The technical foundation for this is the Verifiable Credential (VC) data model, standardized by the W3C. A VC is a tamper-evident credential with cryptographic proof, issued by an authority (issuer) to a holder (user). The holder stores it in their digital wallet. When a platform (verifier) requests proof, the wallet creates a Verifiable Presentation (VP). This VP can contain one or more VCs, or more importantly, selectively disclosed claims from within them, using zero-knowledge proofs.

For age verification, a user might hold a VC from a government issuer containing their birth date. Using a BBS+ signature scheme or similar ZK-proof, their wallet can generate a proof that the birthdate field in the credential is earlier than a date 21 years ago. The verifier receives only this proof, not the actual date. In code, a verifier's request is defined in a Presentation Definition, often using the DIF Presentation Exchange specification. Here's a simplified example of what a platform might request:

jsonCopy
{
  "id": "age_verification_request",
  "input_descriptors": [{
    "id": "age_descriptor",
    "constraints": {
      "fields": [{
        "path": ["$.credentialSubject.birthdate"],
        "filter": {
          "type": "string",
          "_const": {
            "minimum": "2003-01-01"
          }
        }
      }]
    }
  }]
}

This definition asks the user's wallet to prove a claim about a birthdate that meets a minimum date constraint.

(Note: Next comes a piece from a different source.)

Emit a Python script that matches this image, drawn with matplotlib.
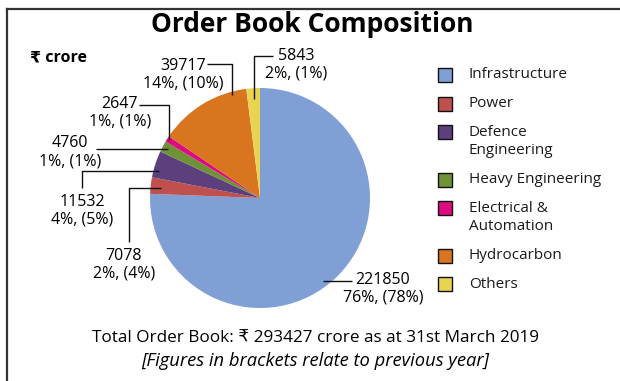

To implement this, developers integrate a wallet SDK (like Veramo or Sphereon SSI-SDK) or work with Sign-In with Ethereum (SIWE) extensions that support VCs. The flow is: 1) Your platform sends a Presentation Definition. 2) The user's wallet resolves this, creates a compliant Verifiable Presentation with selective disclosure proofs, and signs it with their DID. 3) Your backend verifies the presentation's signature and the embedded proofs against the issuer's public DID. The user accesses the service, having shared only the necessary proof.

Key considerations include choosing supported signature suites (like BbsBlsSignature2020 for selective disclosure), managing issuer trust (how your platform trusts the credential issuer), and defining clear data minimization policies. This architecture shifts the paradigm from platforms collecting and holding user data to simply verifying cryptographically guaranteed claims on-demand.